Note: this is a sponsored blog post. All opinions are my own.

 

GLUTEN FREE BANANA OR PUMPKIN CAKE
 
Prep time
Cook time
Total time
 
Lovely moist banana OR pumpkin cake made with Maskal ivory teff flour. It is gluten free but you would NEVER know it. Discover the secret to baking a moist cake with teff flour and almond flour which once you learn this pro tip your baking will be next level.
Author:
Serves: 1 large cake. 1 small or mini
Ingredients
  • ¾ cup Maskal Teff Ivory flour
  • ¾ cup blanched almond flour such as Trader Joes
  • 1 ½ tsp baking powder such as Rumford (at high altitude use half)
  • ½ tsp baking soda (at high altitude use half)
  • 1 tbsp ground Ceylon cinnamon (for banana bread) sub for Pumpkin pie spice for pumpkin cake
  • ¾ tsp fine sea salt (I like salt in baking and it really is an important element in potentializing flavors)
  • 1 cup Stir Sweetener
  • ⅓ cup Sugar 2.0 or cane sugar (note: for banana cake you may want to reduce the sugar to ¼ cup)
  • 1 cup extra virgin olive oil (I love California Every Day Olive Oil)
  • 1 cup banana puree or canned pumpkin purée or homemade squash purée (kabocha or butternut squash: see notes below)
  • 3 eggs
  • Zest of 1 orange or zest of 2 lemons if making banana cake
  • Optional add in: ¾ cup chocolate 70 %, finely chopped or toasted and chopped pecans or walnuts
  • Powdered coconut milk to sprinkle over the cake
Method
  1. METHOD:
  2. Preheat the oven to 340˚F, and generously butter a 9x5-inch loaf pan + 1 small one.
  3. Whisk (or sift) together the flours, baking powder, baking soda, spices, and salt in a medium bowl. In a large bowl, whisk together the sweeteners, olive oil, pumpkin purée, and eggs. Add the dry ingredients to the bowl with the wet ingredients and whisk until just combined. (Adding the dry ingredients to the wet ingredients helps to prevent little dry pockets in the bottom of the bowl.) Fold in the chopped chocolate or nuts.

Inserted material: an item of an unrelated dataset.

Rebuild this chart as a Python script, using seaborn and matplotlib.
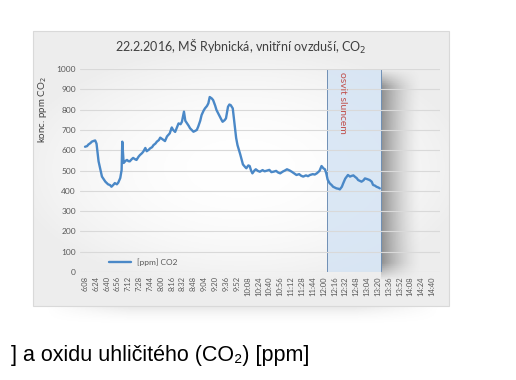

  4. Pour the batter into the prepared pans and bake for 75 to 90 minutes, or until a skewer inserted in the center of the cake comes out clean. Let the cake cool in its pan on a wire rack for 20 minutes. Run an icing spatula or a thin knife carefully around the edges, and invert the cake from the pan. Re-invert the cake so that it is right-side-up and let cool on the rack for another 20 minutes. Transfer to a serving plate.

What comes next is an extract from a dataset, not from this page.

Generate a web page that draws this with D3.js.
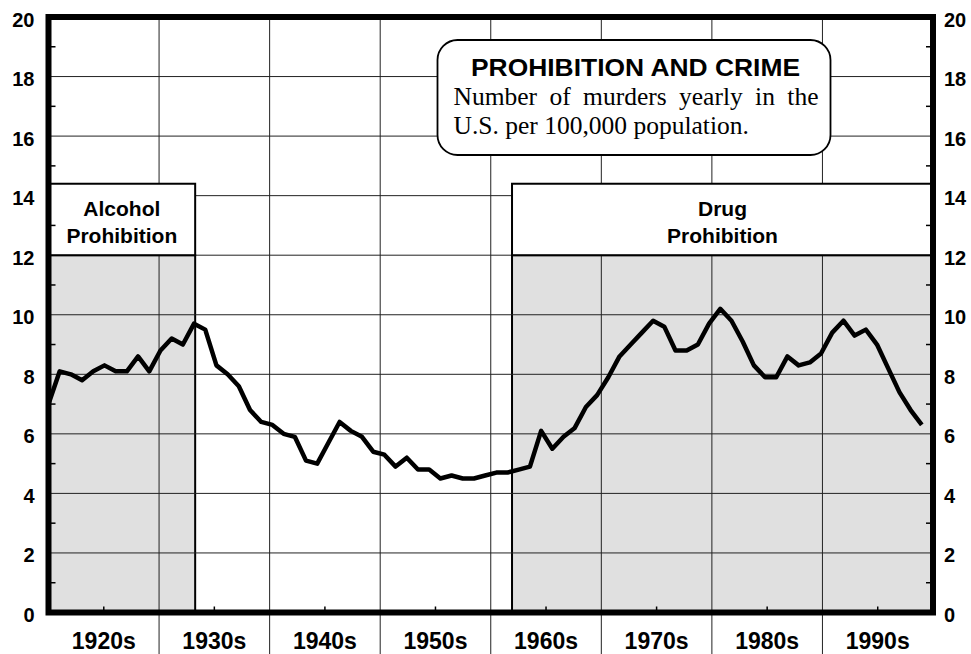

  5. Notes: you can make your own squash purée: Remove the seeds from a 1-pound piece of kabocha squash and drizzle the squash with olive oil. Place squash cut-side down on a baking sheet and roast in a preheated 425˚F oven for 30-45 minutes, until the squash is very soft and beginning to caramelize around the edges. Remove from the oven and let cool. Scrape out the soft flesh into the bowl of a food processor, and pulse until smooth.
  6. Place the puréed squash on a large square of cheesecloth, and wrap into a tight bundle. Put the bundle into a colander, and place over a large bowl. Let drain at least 4 hours, or up to overnight. Twist the top of the bundle to squeeze out any additional liquid. Unwrap the drained squash, and measure out 1 cup of purée for the cake recipe. Cover and refrigerate any remaining purée for another use (may be stored for up to 5 days).
Notes
Cake keeps for aprox 3 days at room temperature. Wrap with plastic wrap and store in a plastic container. It tastes better the day after it's baked! You can freeze for longer storage. You can also bake this in a bundt cake or a savarin or individual savarin molds or the individual loafs from Nordic Ware.